Metal işçisinin yıkması gereken ‘gerçekliği’
Metal iş kolunda MESS sözleşmesi görüşmelerinin başlamasıyla otomotiv, otomotiv yan sanayisi ve demir çelik işçileri arasında tartışmalar da başladı. Bu tartışmaları Bakırçay havzasındaki demir çelik fabrikalarında çalışan işçilerle görüştük. Anlattıkları bölgedeki tüm işçilerin durumunu ortaya koyuyor.

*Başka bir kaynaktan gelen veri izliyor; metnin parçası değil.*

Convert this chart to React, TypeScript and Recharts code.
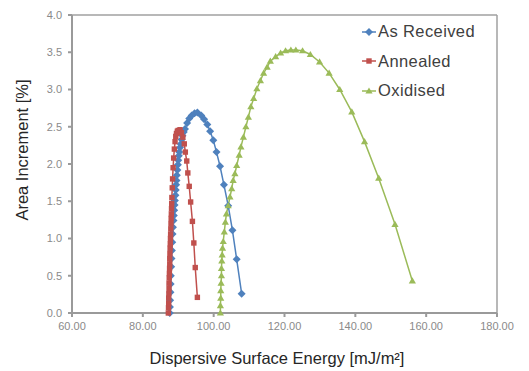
import { LineChart, Line, XAxis, YAxis, Legend, ReferenceLine, Label } from 'recharts';

const xTicks = [60, 80, 100, 120, 140, 160, 180];
const yTicks = [0, 0.5, 1, 1.5, 2, 2.5, 3, 3.5, 4];

const asReceivedX = [87.6, 87.65, 87.7, 87.8, 87.85, 87.9, 88.0, 88.1, 88.2, 88.3, 88.4, 88.5, 88.65, 88.75, 88.85, 88.95, 89.05, 89.2, 89.3, 89.4, 89.5, 89.6, 89.75, 89.9, 90.0, 90.15, 90.3, 90.5, 90.7, 90.95, 91.2, 91.55, 91.9, 92.5, 93.1, 93.8, 94.6, 95.4, 96.5, 97.3, 98.2, 99.0, 99.9, 100.8, 101.8, 102.9, 104.1, 105.3, 106.5, 107.9];
const asReceivedY = [0.0, 0.08, 0.17, 0.28, 0.39, 0.5, 0.62, 0.73, 0.84, 0.95, 1.06, 1.15, 1.24, 1.31, 1.38, 1.45, 1.51, 1.58, 1.65, 1.72, 1.78, 1.85, 1.92, 1.99, 2.05, 2.11, 2.16, 2.22, 2.27, 2.33, 2.38, 2.43, 2.47, 2.55, 2.61, 2.65, 2.68, 2.69, 2.65, 2.6, 2.53, 2.44, 2.32, 2.16, 1.97, 1.72, 1.44, 1.11, 0.72, 0.26];

const annealedX = [87.2, 87.25, 87.3, 87.3, 87.35, 87.4, 87.4, 87.45, 87.5, 87.55, 87.6, 87.6, 87.65, 87.7, 87.75, 87.8, 87.85, 87.9, 87.95, 88.0, 88.05, 88.1, 88.15, 88.2, 88.3, 88.4, 88.55, 88.7, 88.9, 89.1, 89.3, 89.5, 89.75, 90.0, 90.5, 90.9, 91.3, 91.7, 92.0, 92.4, 92.7, 93.1, 93.5, 94.0, 94.4, 94.8, 95.4];
const annealedY = [0.0, 0.07, 0.13, 0.2, 0.26, 0.33, 0.4, 0.47, 0.53, 0.6, 0.66, 0.73, 0.8, 0.87, 0.93, 1.0, 1.06, 1.13, 1.2, 1.27, 1.33, 1.4, 1.47, 1.55, 1.68, 1.8, 1.95, 2.08, 2.2, 2.3, 2.37, 2.41, 2.44, 2.45, 2.46, 2.42, 2.36, 2.27, 2.16, 2.04, 1.88, 1.7, 1.49, 1.23, 0.94, 0.61, 0.21];

const oxidisedX = [101.9, 101.9, 102.0, 102.0, 102.1, 102.2, 102.2, 102.3, 102.4, 102.5, 102.7, 103.0, 103.3, 103.6, 104.1, 104.6, 105.1, 105.5, 106.0, 106.5, 107.2, 107.7, 108.4, 109.1, 109.8, 110.5, 111.3, 112.2, 113.2, 114.1, 115.1, 116.0, 117.5, 118.9, 120.3, 121.8, 123.2, 125.1, 127.3, 129.9, 132.6, 135.6, 139.0, 142.6, 146.6, 151.2, 156.1];
const oxidisedY = [0.0, 0.1, 0.2, 0.3, 0.4, 0.5, 0.6, 0.7, 0.78, 0.87, 0.96, 1.09, 1.22, 1.33, 1.44, 1.56, 1.67, 1.78, 1.87, 1.98, 2.12, 2.23, 2.36, 2.5, 2.63, 2.77, 2.88, 3.01, 3.12, 3.22, 3.3, 3.38, 3.44, 3.49, 3.52, 3.53, 3.53, 3.52, 3.47, 3.37, 3.22, 3.0, 2.7, 2.3, 1.81, 1.19, 0.43];

const toPoints = (xs: number[], ys: number[]) => xs.map((x, i) => ({ x, y: ys[i] }));

const FONT = "'Liberation Sans', Arial, sans-serif";

type Shape = 'diamond' | 'square' | 'triangle';

function Marker({ shape, cx, cy, color }: { shape: Shape; cx: number; cy: number; color: string }) {
  if (shape === 'diamond') {
    return <polygon points={`${cx},${cy - 4} ${cx + 4},${cy} ${cx},${cy + 4} ${cx - 4},${cy}`} fill={color} />;
  }
  if (shape === 'square') {
    return <rect x={cx - 2.7} y={cy - 2.7} width={5.4} height={5.4} fill={color} />;
  }
  return <polygon points={`${cx},${cy - 3.6} ${cx + 3.6},${cy + 2.6} ${cx - 3.6},${cy + 2.6}`} fill={color} />;
}

const series = [
  { name: 'As Received', color: '#4F81BD', shape: 'diamond' as Shape, data: toPoints(asReceivedX, asReceivedY) },
  { name: 'Annealed', color: '#C0504D', shape: 'square' as Shape, data: toPoints(annealedX, annealedY) },
  { name: 'Oxidised', color: '#9BBB59', shape: 'triangle' as Shape, data: toPoints(oxidisedX, oxidisedY) },
];

function LegendBox() {
  return (
    <div style={{ fontFamily: FONT, fontSize: 16.5, color: '#404040', letterSpacing: 0.4 }}>
      {series.map(s => (
        <div key={s.name} style={{ display: 'flex', alignItems: 'center', height: 29.5 }}>
          <svg width={16} height={10} style={{ marginRight: 1 }}>
            <line x1={1} y1={5} x2={15} y2={5} stroke={s.color} strokeWidth={1.5} />
            <Marker shape={s.shape} cx={8} cy={5} color={s.color} />
          </svg>
          <span>{s.name}</span>
        </div>
      ))}
    </div>
  );
}

export default function App() {
  return (
    <div style={{ position: 'absolute', left: 0, top: 0, width: 529, height: 371, background: '#fff' }}>
      <LineChart width={529} height={371} margin={{ top: 15, right: 32, bottom: 28, left: 22 }}>
        <XAxis
          type="number"
          dataKey="x"
          domain={[60, 180]}
          ticks={xTicks}
          tickFormatter={v => v.toFixed(2)}
          allowDataOverflow
          height={30}
          stroke="#9a9a9a"
          strokeWidth={2}
          tickSize={4}
          tickMargin={5}
          tick={{ fontSize: 11, fill: '#8a8a8a', fontFamily: FONT }}
        >
          <Label
            content={() => (
              <text x={277} y={364} textAnchor="middle" fontFamily={FONT} fontSize={16.5} fill="#262626">
                Dispersive Surface Energy [mJ/m²]
              </text>
            )}
          />
        </XAxis>
        <YAxis
          type="number"
          dataKey="y"
          domain={[0, 4]}
          ticks={yTicks}
          tickFormatter={v => v.toFixed(1)}
          width={50}
          stroke="#9a9a9a"
          strokeWidth={2}
          tickSize={4}
          tickMargin={6}
          tick={{ fontSize: 11, fill: '#8a8a8a', fontFamily: FONT }}
        >
          <Label
            content={() => (
              <text
                x={22}
                y={150}
                transform="rotate(-90, 22, 150)"
                textAnchor="middle"
                dominantBaseline="central"
                fontFamily={FONT}
                fontSize={16.5}
                fill="#262626"
              >
                Area Increment [%]
              </text>
            )}
          />
        </YAxis>
        <ReferenceLine y={4} stroke="#a0a0a0" strokeWidth={1.5} />
        <ReferenceLine x={180} stroke="#a0a0a0" strokeWidth={1.5} />
        {series.map(s => (
          <Line
            key={s.name}
            data={s.data}
            dataKey="y"
            name={s.name}
            type="linear"
            stroke={s.color}
            strokeWidth={1.5}
            isAnimationActive={false}
            activeDot={false}
            dot={(p: any) => <Marker key={`${s.name}-${p.index}`} shape={s.shape} cx={p.cx} cy={p.cy} color={s.color} />}
          />
        ))}
        <Legend
          layout="horizontal"
          verticalAlign="middle"
          align="center"
          wrapperStyle={{ top: 17, left: 361, width: 'auto' }}
          content={() => <LegendBox />}
        />
      </LineChart>
    </div>
  );
}
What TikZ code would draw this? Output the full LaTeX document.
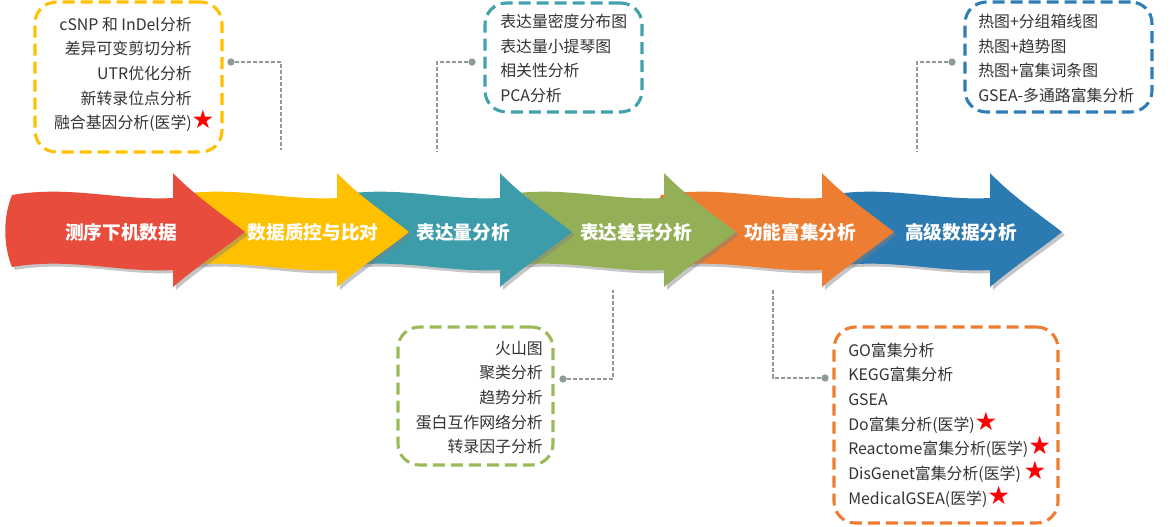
\documentclass[tikz,border=0pt]{standalone}
\usepackage{fontspec}
\setmainfont{Noto Sans CJK SC}
\newfontfamily\starfont{DejaVu Sans}
\usepackage{tikz}
\usetikzlibrary{shadows}
\definecolor{stepred}{HTML}{E74C3C}
\definecolor{stepyellow}{HTML}{FFC000}
\definecolor{stepteal}{HTML}{3D9CA9}
\definecolor{stepgreen}{HTML}{93B056}
\definecolor{steporange}{HTML}{ED7D31}
\definecolor{stepblue}{HTML}{2B7AB2}
\definecolor{boxteal}{HTML}{42A1AD}
\definecolor{boxgreen}{HTML}{9BBB59}
\definecolor{boxblue}{HTML}{2E7DB5}
\definecolor{inkgray}{HTML}{333333}
\definecolor{leadgray}{HTML}{8E9A9A}
\newcommand{\redstar}{{\starfont\fontsize{19}{19}\selectfont\textcolor{red}{★}}}

\begin{document}
\begin{tikzpicture}[x=0.75pt, y=-0.75pt,
  flowarrow/.style={fill=#1, drop shadow={shadow xshift=2.2pt, shadow yshift=-2.2pt, opacity=0.45}},
  steptext/.style={text=white, font=\bfseries\fontsize{14}{14}\selectfont},
  notebox/.style={draw=#1, line width=2.3pt, dash pattern=on 9pt off 4.5pt, rounded corners=16pt},
  listtext/.style={text=inkgray, font=\fontsize{11.9}{18.5}\selectfont, inner sep=0pt},
  dotmark/.style={circle, fill=leadgray, inner sep=0pt, minimum size=5.5pt},
  leader/.style={leadgray, line width=0.8pt, dash pattern=on 3pt off 1.5pt}]
  \useasboundingbox (0,0) rectangle (1170,526);
  \foreach \dx/\col in {817/stepblue, 649/steporange, 491/stepgreen, 327/stepteal, 164/stepyellow, 0/stepred}
    \path[flowarrow=\col, shift={(\dx,0)}] (12,195) .. controls (70,185) and (120,201) .. (173,198) -- (173,173)
      .. controls (195,196) and (222,214) .. (245,232) .. controls (222,250) and (195,268) .. (173,287) -- (173,270)
      .. controls (120,273) and (70,257) .. (12,267) .. controls (3,245) and (3,217) .. cycle;
  \foreach \n/\x/\t in {s1/121/测序下机数据, s2/313/数据质控与比对, s3/463/表达量分析, s4/636/表达差异分析, s5/800/功能富集分析, s6/961/高级数据分析}
    \node[steptext] (\n) at (\x,232) {\t};

  \node[notebox=stepyellow, minimum width=140.25pt, minimum height=112.5pt] (b1) at (128.5,77) {};
  \node[listtext, anchor=east, align=right] (l1) at (192,74.5) {cSNP 和 InDel分析\\差异可变剪切分析\\UTR优化分析\\新转录位点分析\\融合基因分析(医学)\rlap{\redstar}};
  \node[notebox=boxteal, minimum width=117.75pt, minimum height=81.75pt] (b2) at (563.5,57.5) {};
  \node[listtext, anchor=west, align=left] (l2) at (500,58.5) {表达量密度分布图\\表达量小提琴图\\相关性分析\\PCA分析};
  \node[notebox=boxblue, minimum width=140.25pt, minimum height=82.5pt] (b3) at (1058.5,57) {};
  \node[listtext, anchor=west, align=left] (l3) at (978,58.5) {热图+分组箱线图\\热图+趋势图\\热图+富集词条图\\GSEA-多通路富集分析};
  \node[notebox=boxgreen, minimum width=116.25pt, minimum height=103.5pt] (b4) at (475.5,396) {};
  \node[listtext, anchor=east, align=right] (l4) at (543,397.5) {火山图\\聚类分析\\趋势分析\\蛋白互作网络分析\\转录因子分析};
  \node[notebox=steporange, minimum width=168pt, minimum height=147pt] (b5) at (946,425) {};
  \node[listtext, anchor=west, align=left] (l5) at (848,425) {GO富集分析\\KEGG富集分析\\GSEA\\Do富集分析(医学)\redstar\\Reactome富集分析(医学)\redstar\\DisGenet富集分析(医学)\,\redstar\\MedicalGSEA(医学)\redstar};

  \foreach \n/\x/\y in {1/281/150, 2/437/152, 3/917/151, 4/613/290, 5/773/290}
    \coordinate (e\n) at (\x,\y);
  \foreach \n/\x/\y in {1/231/62, 2/472/62, 3/952/62, 4/563/379, 5/825/378} {
    \node[dotmark] (d\n) at (\x,\y) {};
    \draw[leader] (d\n) -| (e\n);}
\end{tikzpicture}
\end{document}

Hüseyin, Bakırçay havzasında kurulu fabrikalardan birinde çalışan metal işçisi. Üç gündür peş peşe ‘12 yapıyor.’ Böylece hafta tatiline kadar, iki haftanın on günü günde 12 saat çalışmış olacak. Haftada bir gün olan hafta tatili çarşamba gününe denk geliyor, mazeret ya da fazla mesai izni yok. Çok acil bir durum olduğunda kendi vardiyasını kendinden sonra gelecek olana devrederek çözmeye çalışıyor. Bazen de kendisi diğer arkadaşını “idare” ediyor. Günler sürekli üst üste biniyor, para da ancak böyle elde tutulabiliyor.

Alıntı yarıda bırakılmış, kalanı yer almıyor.